A investigadora salienta que os rios podem "mudar ao longo do tempo de várias formas", citando variações no movimento, no volume de água que contêm e nos seus padrões sazonais. "Se medirmos algo que está em constante movimento, o resultado mudará mesmo que o meçamos exatamente da mesma forma", sublinha.

"Quer se trate das ferramentas, da interferência atmosférica ou da componente humana, há sempre um pouco de incerteza em cada medição que fazemos.

E refere que há também uma certa motivação humana para reivindicar uma característica geográfica superlativa como o rio mais longo do mundo, que pode aumentar o orgulho nacional e proporcionar maiores receitas turísticas.

"Dá prestígio a um lugar", obsrerva. " Como seres humanos, damos valor a essas coisas, mesmo que os rios não se importem se são os mais longos ou não."

Em busca de conhecimento

Depois de concluída a sua expedição à Amazónia, Sanada espera dirigir-se para o Nilo. Khaled Desouki/AFP/Getty Images

Seja qual for o resultado da expedição, Sanada diz que a seguir gostaria de explorar o Nilo, utilizando as mesmas técnicas e métodos de medição.

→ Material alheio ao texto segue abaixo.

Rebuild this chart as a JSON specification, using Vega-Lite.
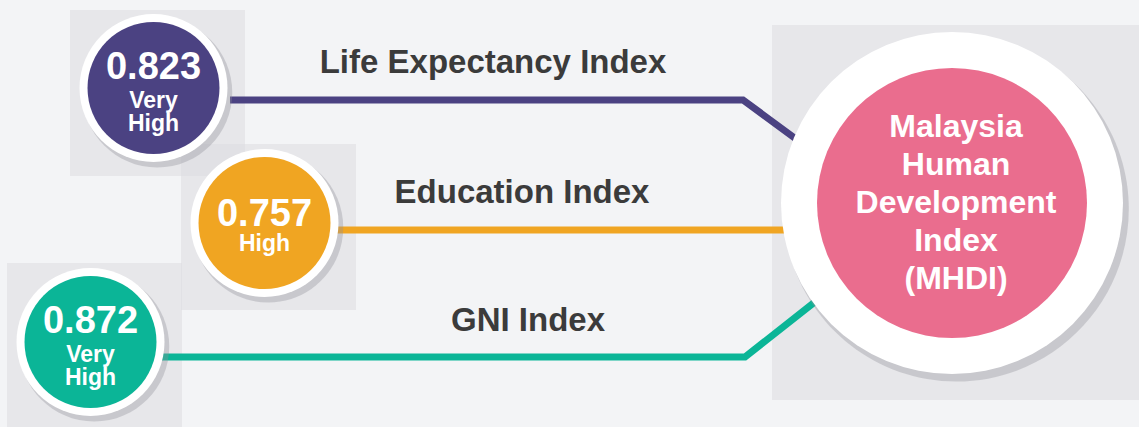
{
  "$schema": "https://vega.github.io/schema/vega-lite/v6.json",
  "width": 1139,
  "height": 427,
  "autosize": {"type": "fit", "contains": "padding"},
  "padding": 0,
  "background": "#f3f4f6",
  "config": {"view": {"stroke": null}, "text": {"font": "Liberation Sans"}},
  "datasets": {
    "panels": [
      {"panel": "Life Expectancy Index", "x0": 70, "x1": 245, "y0": 10, "y1": 176},
      {"panel": "Education Index", "x0": 181, "x1": 356, "y0": 144, "y1": 310},
      {"panel": "GNI Index", "x0": 7, "x1": 182, "y0": 263, "y1": 427},
      {"panel": "MHDI", "x0": 772, "x1": 1139, "y0": 25, "y1": 400}
    ],
    "links": [
      {"indicator": "Life Expectancy Index", "step": 1, "x": 230, "y": 100},
      {"indicator": "Life Expectancy Index", "step": 2, "x": 743, "y": 100},
      {"indicator": "Life Expectancy Index", "step": 3, "x": 830, "y": 164},
      {"indicator": "Education Index", "step": 1, "x": 330, "y": 230},
      {"indicator": "Education Index", "step": 2, "x": 800, "y": 230},
      {"indicator": "GNI Index", "step": 1, "x": 160, "y": 357},
      {"indicator": "GNI Index", "step": 2, "x": 745, "y": 357},
      {"indicator": "GNI Index", "step": 3, "x": 830, "y": 290}
    ],
    "nodes": [
      {"indicator": "Life Expectancy Index", "value": "0.823", "rating": "Very High", "cx": 153.5, "cy": 88, "lx": 493, "ly": 73},
      {"indicator": "Education Index", "value": "0.757", "rating": "High", "cx": 264.5, "cy": 223, "lx": 522, "ly": 203},
      {"indicator": "GNI Index", "value": "0.872", "rating": "Very High", "cx": 90.5, "cy": 342, "lx": 528, "ly": 331}
    ],
    "hub": [
      {"name": "Malaysia Human Development Index (MHDI)", "cx": 952, "cy": 203}
    ]
  },
  "layer": [
    {
      "data": {"name": "panels"},
      "mark": {"type": "rect", "fill": "#dcdde0", "opacity": 0.55},
      "encoding": {
        "x": {"field": "x0", "type": "quantitative", "scale": {"domain": [0, 1139], "nice": false, "zero": false}, "axis": null},
        "x2": {"field": "x1"},
        "y": {"field": "y0", "type": "quantitative", "scale": {"domain": [0, 427], "nice": false, "zero": false, "reverse": true}, "axis": null},
        "y2": {"field": "y1"}
      }
    },
    {
      "data": {"name": "links"},
      "mark": {"type": "line", "strokeWidth": 7, "strokeCap": "butt", "strokeJoin": "miter"},
      "encoding": {
        "x": {"field": "x", "type": "quantitative"},
        "y": {"field": "y", "type": "quantitative"},
        "order": {"field": "step"},
        "detail": {"field": "indicator"},
        "color": {"field": "indicator", "type": "nominal", "legend": null,
          "scale": {"domain": ["Life Expectancy Index", "Education Index", "GNI Index"], "range": ["#4b4282", "#f0a522", "#0bb597"]}}
      }
    },
    {
      "data": {"name": "nodes"},
      "mark": {"type": "point", "filled": true, "fill": "#8e8e99", "opacity": 0.35, "size": 22500,
        "shape": "M -0.95 0.06 A 1 1 0 1 0 1.05 0.06 A 1 1 0 1 0 -0.95 0.06 Z"},
      "encoding": {
        "x": {"field": "cx", "type": "quantitative"},
        "y": {"field": "cy", "type": "quantitative"}
      }
    },
    {
      "data": {"name": "nodes"},
      "mark": {"type": "point", "filled": true, "fill": "#ffffff", "opacity": 1, "size": 21904, "shape": "circle"},
      "encoding": {
        "x": {"field": "cx", "type": "quantitative"},
        "y": {"field": "cy", "type": "quantitative"}
      }
    },
    {
      "data": {"name": "nodes"},
      "mark": {"type": "point", "filled": true, "opacity": 1, "size": 17424, "shape": "circle"},
      "encoding": {
        "x": {"field": "cx", "type": "quantitative"},
        "y": {"field": "cy", "type": "quantitative"},
        "color": {"field": "indicator", "type": "nominal", "legend": null}
      }
    },
    {
      "data": {"name": "nodes"},
      "transform": [{"filter": "datum.rating == 'Very High'"}],
      "mark": {"type": "text", "fontSize": 38, "fontWeight": "bold", "fill": "#ffffff", "align": "center", "baseline": "alphabetic", "dy": -9},
      "encoding": {
        "x": {"field": "cx", "type": "quantitative"},
        "y": {"field": "cy", "type": "quantitative"},
        "text": {"field": "value"}
      }
    },
    {
      "data": {"name": "nodes"},
      "transform": [{"filter": "datum.rating == 'High'"}],
      "mark": {"type": "text", "fontSize": 38, "fontWeight": "bold", "fill": "#ffffff", "align": "center", "baseline": "alphabetic", "dy": 3},
      "encoding": {
        "x": {"field": "cx", "type": "quantitative"},
        "y": {"field": "cy", "type": "quantitative"},
        "text": {"field": "value"}
      }
    },
    {
      "data": {"name": "nodes"},
      "transform": [{"filter": "datum.rating == 'Very High'"}],
      "mark": {"type": "text", "fontSize": 23, "fontWeight": "bold", "fill": "#ffffff", "align": "center", "baseline": "alphabetic", "dy": 20, "lineBreak": " ", "lineHeight": 23},
      "encoding": {
        "x": {"field": "cx", "type": "quantitative"},
        "y": {"field": "cy", "type": "quantitative"},
        "text": {"field": "rating"}
      }
    },
    {
      "data": {"name": "nodes"},
      "transform": [{"filter": "datum.rating == 'High'"}],
      "mark": {"type": "text", "fontSize": 23, "fontWeight": "bold", "fill": "#ffffff", "align": "center", "baseline": "alphabetic", "dy": 28},
      "encoding": {
        "x": {"field": "cx", "type": "quantitative"},
        "y": {"field": "cy", "type": "quantitative"},
        "text": {"field": "rating"}
      }
    },
    {
      "data": {"name": "nodes"},
      "mark": {"type": "text", "fontSize": 33, "fontWeight": "bold", "fill": "#3b3b3b", "align": "center", "baseline": "alphabetic"},
      "encoding": {
        "x": {"field": "lx", "type": "quantitative"},
        "y": {"field": "ly", "type": "quantitative"},
        "text": {"field": "indicator"}
      }
    },
    {
      "data": {"name": "hub"},
      "mark": {"type": "point", "filled": true, "fill": "#8e8e99", "opacity": 0.35, "size": 119000,
        "shape": "M -0.975 0.035 A 1 1 0 1 0 1.025 0.035 A 1 1 0 1 0 -0.975 0.035 Z"},
      "encoding": {
        "x": {"field": "cx", "type": "quantitative"},
        "y": {"field": "cy", "type": "quantitative"}
      }
    },
    {
      "data": {"name": "hub"},
      "mark": {"type": "point", "filled": true, "fill": "#ffffff", "opacity": 1, "size": 116964, "shape": "circle"},
      "encoding": {
        "x": {"field": "cx", "type": "quantitative"},
        "y": {"field": "cy", "type": "quantitative"}
      }
    },
    {
      "data": {"name": "hub"},
      "mark": {"type": "point", "filled": true, "fill": "#ea6d8e", "opacity": 1, "size": 72900, "shape": "circle"},
      "encoding": {
        "x": {"field": "cx", "type": "quantitative"},
        "y": {"field": "cy", "type": "quantitative"}
      }
    },
    {
      "data": {"name": "hub"},
      "mark": {"type": "text", "fontSize": 32, "fontWeight": "bold", "fill": "#ffffff", "align": "center", "baseline": "alphabetic", "dx": 4, "dy": -66, "lineBreak": " ", "lineHeight": 38},
      "encoding": {
        "x": {"field": "cx", "type": "quantitative"},
        "y": {"field": "cy", "type": "quantitative"},
        "text": {"field": "name"}
      }
    }
  ]
}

O Nilo, que atravessa o nordeste de África antes de chegar ao Mar Mediterrâneo através do Egito, também enfrenta um debate em torno da sua própria nascente, com mais do que uma nação africana a reivindicar a origem do rio na sua região.

"Por isso, primeiro vamos ver se sobrevivemos a esta expedição e depois planeamos a próxima", brinca Sanada.

Uma vez terminada a expedição, está previsto o lançamento de um documentário e de um filme IMAX em 2026.

Sanada acredita que estes projetos podem ajudar a aumentar o orgulho regional e o turismo internacional - e, por sua vez, os esforços de conservação na Amazónia - demonstrando "o seu valor e a necessidade de a preservar".

Em última análise, Sanada diz que com ou sem recorde, "trata-se de uma busca de conhecimento". "Vamos mostrar ao mundo o que é a Amazónia."